I’m confident the Barbie-last response group will form the greatest part of this new society, but will also be totally out of their depth. Many might not have even watched Oppenheimer or just closed their eyes through the hard bits. Without any time to think, they’ve patted themselves on the back for dealing with the serious movie, then gone straight to the Barbie comfort zone with pink mimosas akimbo. It’s ironic that Barbie‘s motif seems to be escapism, because it operates like a mother-figure; a gigantic feel-good panacea you grope towards at the end of a scary movie about even scarier possibilities. The Barbie-last group—sickly, irradiated and with hippy smiles—fundamentally can’t cope with reality. They need something to hope for.
They’ll be at death’s door by the first winter.
I’m certain the Barbie-first response group will flourish in this strange new world—it’s the perfect rorschach test for unveiling psychopaths. Timing is everything. And when you prefer to start your morning watching a wry children’s fantasy and end your evening navel gazing as Japanese civilians get vaporized, you like seeing good things burn. You’re the kind of sado-masochistic doomsday-prepping sandcastle-kicking condom-needling ingrate that’s at home in a Mad Max special. And now, in an irradiated hell-hole—you’re thriving.

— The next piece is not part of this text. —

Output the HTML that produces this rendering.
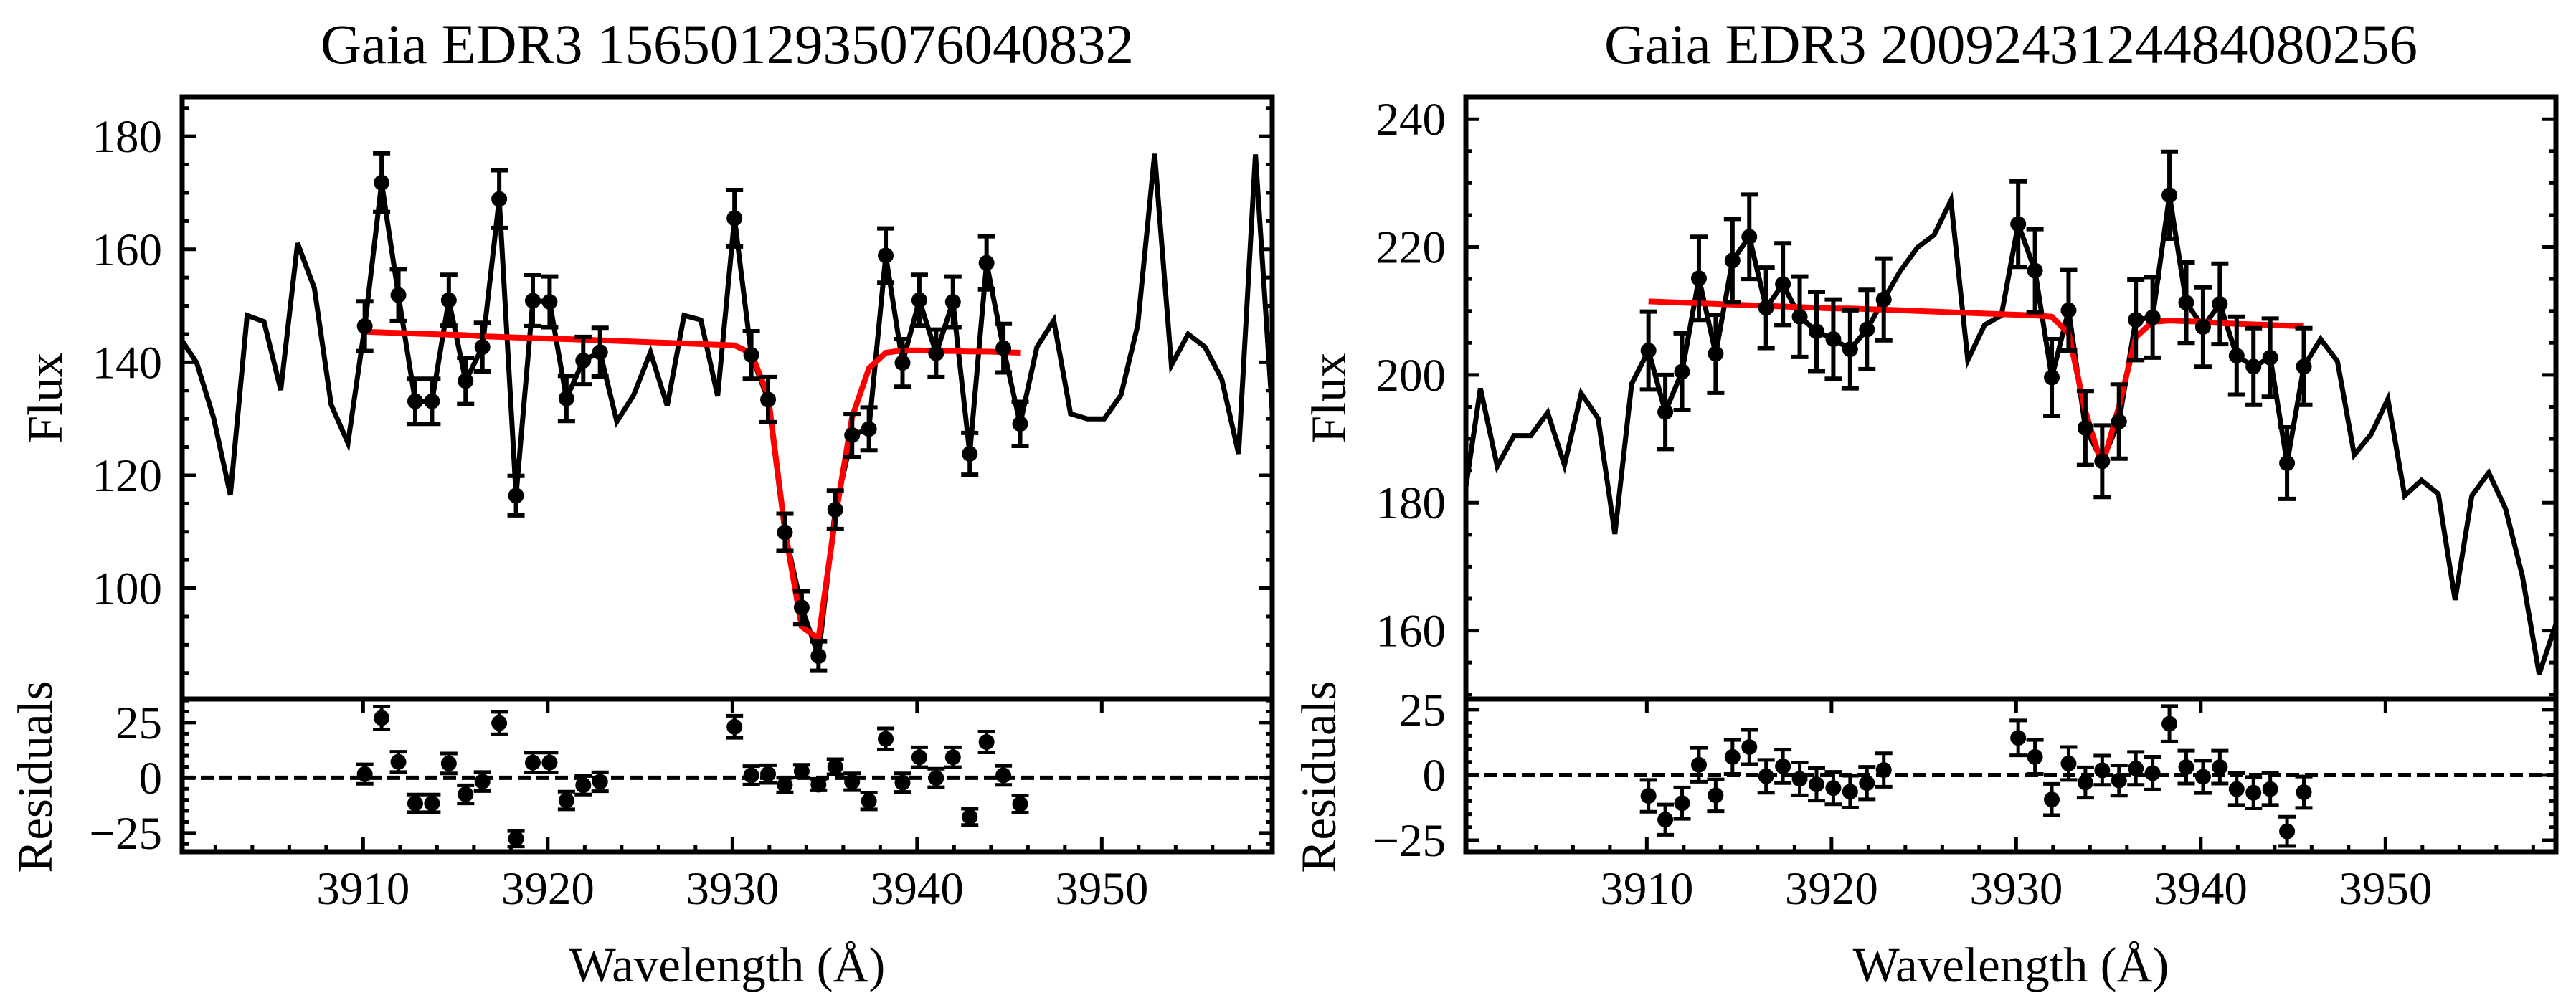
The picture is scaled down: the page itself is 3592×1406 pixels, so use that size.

Luckily, we still live in the timeline where we haven’t yet killed each other over buzzfeed personality quizzes. But it seems every year we inch closer to glassing our planet and falling at each other’s throats for the most spurious reasons. While the Vietnamese and parts of the US government are still continuing to scream bloody murder over the Barbie Map, Europe peers into WWIII. We’re stubbornly stuck at 90 seconds on the doomsday clock. In this post-modern sequel to the Cold War, the Barbie-first camp might be on the money: but only because it encapsulates the cynicism of watching things get worse by the minute.
Like most people, however, I’ve long given up trying to make sense of this world. The little I can gather from Barbie is that reality is insidious but necessary, and childhood is powerful. So I’d like to really raise my glass to the Barbie-last people; the tribe I’ll happily be joining tomorrow. Because if things do go tits up and we turn Oppenheimer into a modern documentary—then who truly wins? Our flesh is weak. We’ll be snuffed out. But love survives death. And when we go bravely into that good night, there’s still a memento. Outlasting the flowers, landmines and our rotting bones, will be hot-pink garbage and cute fucking dolls.